EXERCISE REQUIREMENTS
An exact copy of all the data is required, with pictures left out.

DATA FOR PROCESSING

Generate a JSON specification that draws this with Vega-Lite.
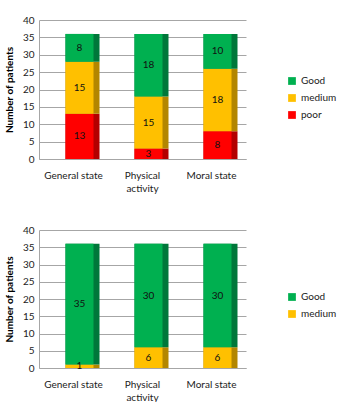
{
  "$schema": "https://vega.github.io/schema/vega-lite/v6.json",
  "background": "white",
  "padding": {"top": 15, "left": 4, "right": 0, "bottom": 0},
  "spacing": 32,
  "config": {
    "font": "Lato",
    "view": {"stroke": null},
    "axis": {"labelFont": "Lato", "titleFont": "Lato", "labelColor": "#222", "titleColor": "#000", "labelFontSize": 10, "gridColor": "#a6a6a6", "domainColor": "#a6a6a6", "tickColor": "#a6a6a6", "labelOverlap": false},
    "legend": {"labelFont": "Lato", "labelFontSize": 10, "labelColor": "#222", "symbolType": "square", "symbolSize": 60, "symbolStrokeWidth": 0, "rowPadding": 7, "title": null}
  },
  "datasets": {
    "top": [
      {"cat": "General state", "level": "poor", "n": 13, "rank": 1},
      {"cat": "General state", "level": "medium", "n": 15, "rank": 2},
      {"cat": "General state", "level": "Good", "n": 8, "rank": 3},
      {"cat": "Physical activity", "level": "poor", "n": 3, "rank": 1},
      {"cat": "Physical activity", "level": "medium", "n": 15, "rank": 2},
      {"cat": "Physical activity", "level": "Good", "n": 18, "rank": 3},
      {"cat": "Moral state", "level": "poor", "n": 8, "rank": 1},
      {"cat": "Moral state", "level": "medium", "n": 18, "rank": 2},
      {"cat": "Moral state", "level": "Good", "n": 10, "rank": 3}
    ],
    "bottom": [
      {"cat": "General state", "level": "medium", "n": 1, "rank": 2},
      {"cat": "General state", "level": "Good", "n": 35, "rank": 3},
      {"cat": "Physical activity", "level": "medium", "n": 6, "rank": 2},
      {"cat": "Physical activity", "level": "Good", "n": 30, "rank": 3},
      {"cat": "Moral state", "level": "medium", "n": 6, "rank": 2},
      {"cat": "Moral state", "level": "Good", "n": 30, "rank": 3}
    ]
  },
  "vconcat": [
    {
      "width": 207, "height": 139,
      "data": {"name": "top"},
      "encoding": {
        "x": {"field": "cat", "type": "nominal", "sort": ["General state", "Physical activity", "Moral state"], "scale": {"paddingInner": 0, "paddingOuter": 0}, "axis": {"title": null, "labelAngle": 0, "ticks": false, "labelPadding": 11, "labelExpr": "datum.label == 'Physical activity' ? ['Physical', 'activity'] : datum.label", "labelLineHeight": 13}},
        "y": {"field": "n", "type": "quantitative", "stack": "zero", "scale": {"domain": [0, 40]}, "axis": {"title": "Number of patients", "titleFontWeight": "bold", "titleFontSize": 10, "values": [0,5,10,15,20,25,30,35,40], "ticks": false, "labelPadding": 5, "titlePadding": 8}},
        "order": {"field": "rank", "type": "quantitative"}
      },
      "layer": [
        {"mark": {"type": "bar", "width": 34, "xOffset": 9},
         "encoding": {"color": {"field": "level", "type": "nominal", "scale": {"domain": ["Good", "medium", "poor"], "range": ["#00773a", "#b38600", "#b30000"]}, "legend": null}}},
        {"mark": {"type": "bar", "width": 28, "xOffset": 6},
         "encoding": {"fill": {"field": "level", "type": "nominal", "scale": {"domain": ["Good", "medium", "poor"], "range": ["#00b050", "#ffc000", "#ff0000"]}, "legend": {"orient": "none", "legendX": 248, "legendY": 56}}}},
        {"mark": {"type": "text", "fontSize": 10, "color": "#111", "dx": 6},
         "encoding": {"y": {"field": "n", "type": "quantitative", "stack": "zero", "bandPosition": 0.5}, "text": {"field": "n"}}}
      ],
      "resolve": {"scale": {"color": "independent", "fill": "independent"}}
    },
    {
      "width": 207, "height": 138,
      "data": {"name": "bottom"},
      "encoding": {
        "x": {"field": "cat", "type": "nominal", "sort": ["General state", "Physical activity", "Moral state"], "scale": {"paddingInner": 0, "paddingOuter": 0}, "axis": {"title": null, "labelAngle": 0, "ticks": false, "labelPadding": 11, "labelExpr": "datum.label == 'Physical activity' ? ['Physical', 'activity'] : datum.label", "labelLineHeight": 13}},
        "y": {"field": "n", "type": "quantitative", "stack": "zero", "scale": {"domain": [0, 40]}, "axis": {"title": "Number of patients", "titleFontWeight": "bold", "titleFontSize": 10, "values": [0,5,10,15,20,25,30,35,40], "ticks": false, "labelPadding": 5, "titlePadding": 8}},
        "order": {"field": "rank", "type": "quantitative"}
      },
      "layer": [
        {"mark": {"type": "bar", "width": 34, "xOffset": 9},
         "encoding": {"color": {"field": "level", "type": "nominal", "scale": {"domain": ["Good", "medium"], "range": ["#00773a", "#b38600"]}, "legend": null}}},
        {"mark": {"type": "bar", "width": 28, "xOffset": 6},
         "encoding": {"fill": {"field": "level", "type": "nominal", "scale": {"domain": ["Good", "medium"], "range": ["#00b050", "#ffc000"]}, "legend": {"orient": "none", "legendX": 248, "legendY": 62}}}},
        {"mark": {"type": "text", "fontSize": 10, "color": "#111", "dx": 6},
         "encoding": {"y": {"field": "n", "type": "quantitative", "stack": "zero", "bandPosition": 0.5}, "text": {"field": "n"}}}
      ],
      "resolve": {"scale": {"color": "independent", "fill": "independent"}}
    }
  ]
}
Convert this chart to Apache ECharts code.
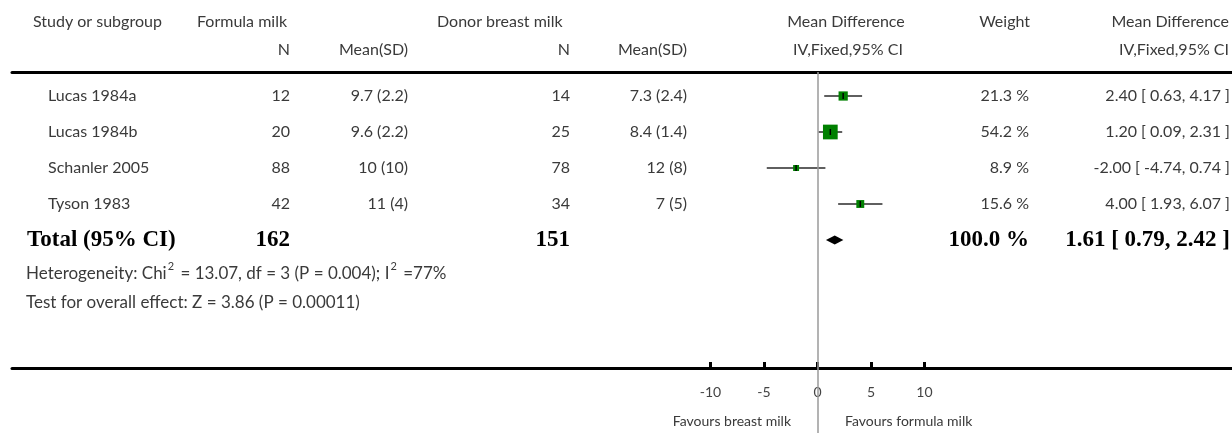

COMPLETED EXERCISE
Generate a JSON specification that draws this with Vega-Lite.
{
  "$schema": "https://vega.github.io/schema/vega-lite/v6.json",
  "background": "white",
  "padding": {"top": 15, "left": 4, "right": 0, "bottom": 0},
  "spacing": 32,
  "config": {
    "font": "Lato",
    "view": {"stroke": null},
    "axis": {"labelFont": "Lato", "titleFont": "Lato", "labelColor": "#222", "titleColor": "#000", "labelFontSize": 10, "gridColor": "#a6a6a6", "domainColor": "#a6a6a6", "tickColor": "#a6a6a6", "labelOverlap": false},
    "legend": {"labelFont": "Lato", "labelFontSize": 10, "labelColor": "#222", "symbolType": "square", "symbolSize": 60, "symbolStrokeWidth": 0, "rowPadding": 7, "title": null}
  },
  "datasets": {
    "top": [
      {"cat": "General state", "level": "poor", "n": 13, "rank": 1},
      {"cat": "General state", "level": "medium", "n": 15, "rank": 2},
      {"cat": "General state", "level": "Good", "n": 8, "rank": 3},
      {"cat": "Physical activity", "level": "poor", "n": 3, "rank": 1},
      {"cat": "Physical activity", "level": "medium", "n": 15, "rank": 2},
      {"cat": "Physical activity", "level": "Good", "n": 18, "rank": 3},
      {"cat": "Moral state", "level": "poor", "n": 8, "rank": 1},
      {"cat": "Moral state", "level": "medium", "n": 18, "rank": 2},
      {"cat": "Moral state", "level": "Good", "n": 10, "rank": 3}
    ],
    "bottom": [
      {"cat": "General state", "level": "medium", "n": 1, "rank": 2},
      {"cat": "General state", "level": "Good", "n": 35, "rank": 3},
      {"cat": "Physical activity", "level": "medium", "n": 6, "rank": 2},
      {"cat": "Physical activity", "level": "Good", "n": 30, "rank": 3},
      {"cat": "Moral state", "level": "medium", "n": 6, "rank": 2},
      {"cat": "Moral state", "level": "Good", "n": 30, "rank": 3}
    ]
  },
  "vconcat": [
    {
      "width": 207, "height": 139,
      "data": {"name": "top"},
      "encoding": {
        "x": {"field": "cat", "type": "nominal", "sort": ["General state", "Physical activity", "Moral state"], "scale": {"paddingInner": 0, "paddingOuter": 0}, "axis": {"title": null, "labelAngle": 0, "ticks": false, "labelPadding": 11, "labelExpr": "datum.label == 'Physical activity' ? ['Physical', 'activity'] : datum.label", "labelLineHeight": 13}},
        "y": {"field": "n", "type": "quantitative", "stack": "zero", "scale": {"domain": [0, 40]}, "axis": {"title": "Number of patients", "titleFontWeight": "bold", "titleFontSize": 10, "values": [0,5,10,15,20,25,30,35,40], "ticks": false, "labelPadding": 5, "titlePadding": 8}},
        "order": {"field": "rank", "type": "quantitative"}
      },
      "layer": [
        {"mark": {"type": "bar", "width": 34, "xOffset": 9},
         "encoding": {"color": {"field": "level", "type": "nominal", "scale": {"domain": ["Good", "medium", "poor"], "range": ["#00773a", "#b38600", "#b30000"]}, "legend": null}}},
        {"mark": {"type": "bar", "width": 28, "xOffset": 6},
         "encoding": {"fill": {"field": "level", "type": "nominal", "scale": {"domain": ["Good", "medium", "poor"], "range": ["#00b050", "#ffc000", "#ff0000"]}, "legend": {"orient": "none", "legendX": 248, "legendY": 56}}}},
        {"mark": {"type": "text", "fontSize": 10, "color": "#111", "dx": 6},
         "encoding": {"y": {"field": "n", "type": "quantitative", "stack": "zero", "bandPosition": 0.5}, "text": {"field": "n"}}}
      ],
      "resolve": {"scale": {"color": "independent", "fill": "independent"}}
    },
    {
      "width": 207, "height": 138,
      "data": {"name": "bottom"},
      "encoding": {
        "x": {"field": "cat", "type": "nominal", "sort": ["General state", "Physical activity", "Moral state"], "scale": {"paddingInner": 0, "paddingOuter": 0}, "axis": {"title": null, "labelAngle": 0, "ticks": false, "labelPadding": 11, "labelExpr": "datum.label == 'Physical activity' ? ['Physical', 'activity'] : datum.label", "labelLineHeight": 13}},
        "y": {"field": "n", "type": "quantitative", "stack": "zero", "scale": {"domain": [0, 40]}, "axis": {"title": "Number of patients", "titleFontWeight": "bold", "titleFontSize": 10, "values": [0,5,10,15,20,25,30,35,40], "ticks": false, "labelPadding": 5, "titlePadding": 8}},
        "order": {"field": "rank", "type": "quantitative"}
      },
      "layer": [
        {"mark": {"type": "bar", "width": 34, "xOffset": 9},
         "encoding": {"color": {"field": "level", "type": "nominal", "scale": {"domain": ["Good", "medium"], "range": ["#00773a", "#b38600"]}, "legend": null}}},
        {"mark": {"type": "bar", "width": 28, "xOffset": 6},
         "encoding": {"fill": {"field": "level", "type": "nominal", "scale": {"domain": ["Good", "medium"], "range": ["#00b050", "#ffc000"]}, "legend": {"orient": "none", "legendX": 248, "legendY": 62}}}},
        {"mark": {"type": "text", "fontSize": 10, "color": "#111", "dx": 6},
         "encoding": {"y": {"field": "n", "type": "quantitative", "stack": "zero", "bandPosition": 0.5}, "text": {"field": "n"}}}
      ],
      "resolve": {"scale": {"color": "independent", "fill": "independent"}}
    }
  ]
}
Convert this chart to Apache ECharts code.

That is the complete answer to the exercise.